Gender-Based Transfer To Night Shift Can Be Basis For Discrimination Lawsuit

Antoinette Filla is a captain with the Saint Louis, Missouri Police Department. On February 6, 2006, Filla sent an e-mail to all personnel of the First District, which she commanded. The e-mail stated: “I believe there is a definite need for female officers on the night watch; however, there seems to be a problem in the area. Therefore, the following schedule will begin on Monday, 2/10/03, with the rotation of female officers in the District.” Filla’s memorandum assigned six female officers to the night shift.

Five of the six officers responded by filing a grievance with the Department challenging Filla’s decision to assign them on a rotating basis to the night watch. In responding to the grievance, Filla stated that though she found the grievance without merit, she was rescinding her previous rotating assignments to the night watch. Filla stated in conclusion, “my resolution to this grievance is to assign three (3) female officers to the night watch permanently, with one in each of the three precincts and separate recreation brackets.”

The three officers who were permanently assigned to the night watch brought a lawsuit against the Department for sexual discrimination and retaliation. The City moved to dismiss the lawsuit, alleging that the officers had not produced sufficient evidence to show a discriminatory attitude, and because placement on the night watch was not the sort of “adverse employment action” that a retaliation lawsuit demands.

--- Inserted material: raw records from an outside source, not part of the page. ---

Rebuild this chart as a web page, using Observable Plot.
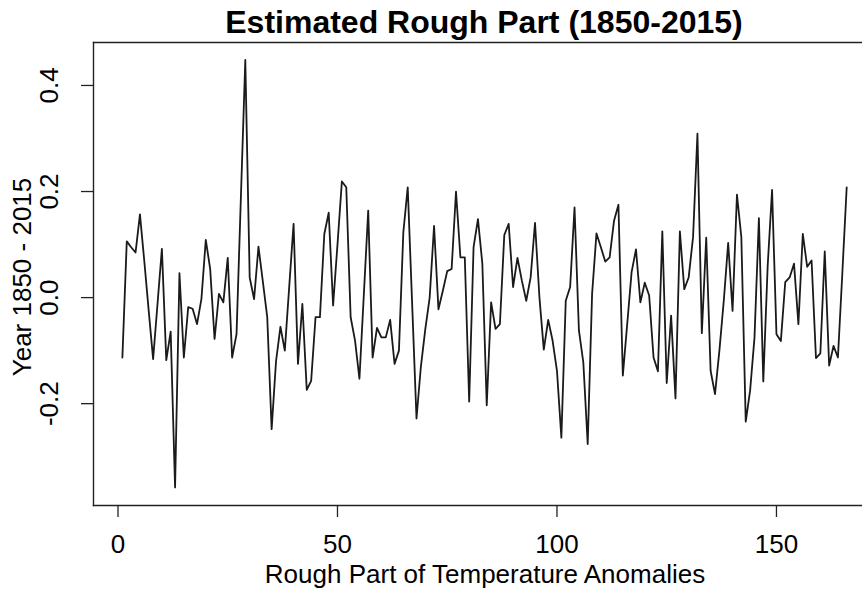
<!DOCTYPE html>
<html>
<head>
<meta charset="utf-8">
<script src="https://cdn.jsdelivr.net/npm/d3@7"></script>
<script src="https://cdn.jsdelivr.net/npm/@observablehq/plot@0.6"></script>
<style>
  html, body { margin: 0; padding: 0; background: #fff; }
  #wrap { position: relative; width: 862px; height: 590px; overflow: hidden; }
  #title { position: absolute; left: 484px; top: 0; transform: translateX(-50%);
           font: bold 32px "Liberation Sans", Arial, sans-serif; line-height: 44px; white-space: nowrap; color: #000; }
  #chart { position: absolute; left: 0; top: 40px; }
</style>
</head>
<body>
<div id="wrap">
  <div id="title">Estimated Rough Part (1850-2015)</div>
  <div id="chart"></div>
</div>
<script>
const titleText = "Estimated Rough Part (1850-2015)";
const xLabel = "Rough Part of Temperature Anomalies";
const yLabel = "Year 1850 - 2015";
const xTicks = [0, 50, 100, 150];
const yTicks = [-0.2, 0.0, 0.2, 0.4];

// Estimated rough part, one value per year (1850-2015), index 1..166
const values = [
  -0.113, 0.106, 0.095, 0.085, 0.157, 0.068, -0.025, -0.116, -0.012, 0.092,
  -0.118, -0.064, -0.358, 0.046, -0.113, -0.018, -0.021, -0.050, -0.003, 0.109,
  0.054, -0.078, 0.007, -0.009, 0.075, -0.113, -0.069, 0.190, 0.448, 0.038,
  -0.003, 0.096, 0.030, -0.037, -0.248, -0.120, -0.055, -0.100, 0.020, 0.139,
  -0.125, -0.012, -0.174, -0.157, -0.037, -0.037, 0.120, 0.160, -0.015, 0.100,
  0.219, 0.208, -0.037, -0.081, -0.153, 0.005, 0.164, -0.113, -0.057, -0.075,
  -0.075, -0.042, -0.125, -0.100, 0.123, 0.208, -0.010, -0.228, -0.130, -0.060,
  0.000, 0.135, -0.022, 0.013, 0.050, 0.054, 0.200, 0.076, 0.076, -0.196,
  0.095, 0.148, 0.064, -0.203, -0.009, -0.059, -0.050, 0.118, 0.139, 0.020,
  0.075, 0.032, -0.006, 0.038, 0.141, 0.001, -0.098, -0.042, -0.081, -0.138,
  -0.264, -0.006, 0.020, 0.170, -0.062, -0.122, -0.276, 0.007, 0.121, 0.095,
  0.068, 0.076, 0.145, 0.175, -0.147, -0.050, 0.048, 0.091, -0.009, 0.028,
  0.004, -0.113, -0.139, 0.125, -0.161, -0.034, -0.190, 0.125, 0.016, 0.038,
  0.114, 0.309, -0.067, 0.113, -0.138, -0.182, -0.100, -0.006, 0.103, -0.025,
  0.194, 0.114, -0.234, -0.175, -0.075, 0.150, -0.158, 0.060, 0.203, -0.069,
  -0.082, 0.029, 0.038, 0.064, -0.050, 0.120, 0.058, 0.070, -0.114, -0.105,
  0.087, -0.128, -0.091, -0.113, 0.045, 0.208
];
const index = values.map((_, i) => i + 1);
const data = values.map((v, i) => ({idx: index[i], v}));

const FONT = "'Liberation Sans', Arial, sans-serif";
const FS = 26;
const INK = "#222";

const chart = Plot.plot({
  width: 862,
  height: 550,
  marginTop: 2,
  marginLeft: 93,
  marginRight: 0,
  marginBottom: 85,
  style: {fontFamily: FONT, fontSize: FS + "px", color: "#000", background: "#fff"},
  x: {domain: [-5.58, 169.6], label: null},
  y: {domain: [-0.392, 0.481], label: null},
  marks: [
    Plot.frame({anchor: "top", stroke: INK, strokeWidth: 1.4}),
    Plot.frame({anchor: "left", stroke: INK, strokeWidth: 1.4}),
    Plot.frame({anchor: "bottom", stroke: INK, strokeWidth: 1.4}),
    Plot.axisX({ticks: xTicks, tickSize: 12, tickPadding: 17, fontSize: FS, label: null,
                stroke: INK, strokeWidth: 1.3, tickFormat: d => String(d)}),
    Plot.axisY({ticks: yTicks, tickSize: 12, tickPadding: 24, tickRotate: -90, fontSize: FS, label: null,
                stroke: INK, strokeWidth: 1.3, tickFormat: d => d.toFixed(1)}),
    Plot.line(data, {x: "idx", y: "v", stroke: "#1a1a1a", strokeWidth: 1.8}),
    Plot.text([xLabel], {frameAnchor: "bottom", text: d => d, dx: 7, dy: 77, lineAnchor: "bottom",
                         fontSize: FS, fill: "#000"}),
    Plot.text([yLabel], {frameAnchor: "left", text: d => d, dx: -63, dy: 3, rotate: -90,
                         lineAnchor: "bottom", textAnchor: "middle", fontSize: FS, fill: "#000"})
  ]
});
document.getElementById("chart").appendChild(chart);
</script>
</body>
</html>
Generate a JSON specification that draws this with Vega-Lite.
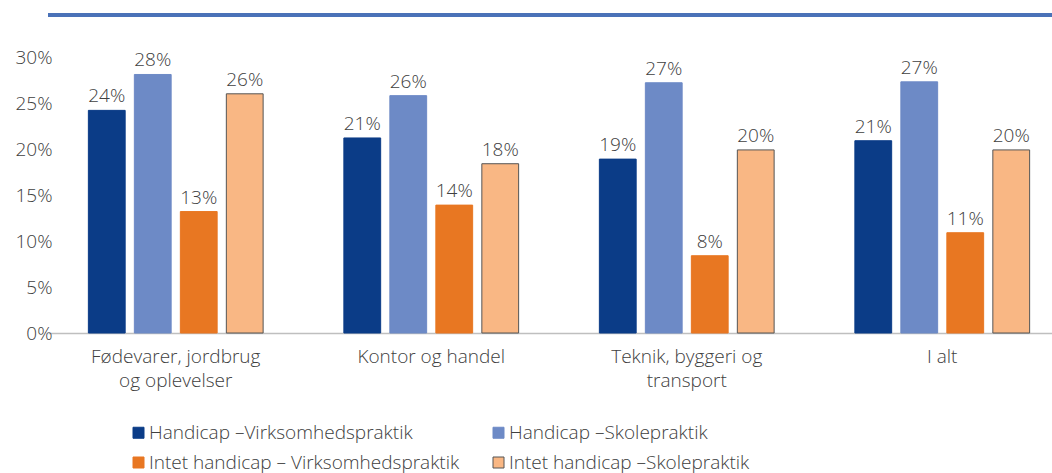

A federal court rejected both of the City’s arguments and allowed the case to proceed. On the discrimination claim, the Court observed that “the Department relies on Filla’s testimony that she believes it is important for female police officers to search female suspects and interview female victims. Even if Filla’s decision was motivated by beneficence, the Department must still defend its action as a bona fide occupational qualification. The Department has failed to introduce a sufficient factual basis to show that it is entitled to summary judgment on a defense that gender is a bona fide occupational qualification reasonably necessary for the normal operation of the night watch.”

The Court just as quickly rejected the City’s argument that permanent assignment to the night shift was not an “adverse action” that violated the law prohibiting retaliation. The Court used a traditional definition of an adverse action as action that is “materially adverse, which might well have dissuaded a reasonable worker from making or supporting a charge of discrimination.”

The Court held that “in this case, there is no question that Filla permanently assigned the officers to the night watch as a result of their grievance. She stated so in her response to the grievance. I find that there is a question of material fact as to whether a reasonable employee would view Filla’s decision to place the officers on the night watch permanently to the materially adverse action such that it might dissuade a reasonable worker from making or supporting a charge of discrimination. As a result, the City is not entitled to summary judgment on this ground.”

Duckworth v. St. Louis Metropolitan Police Department, 2006 WL 2475027 (E.D.Mo. 2006).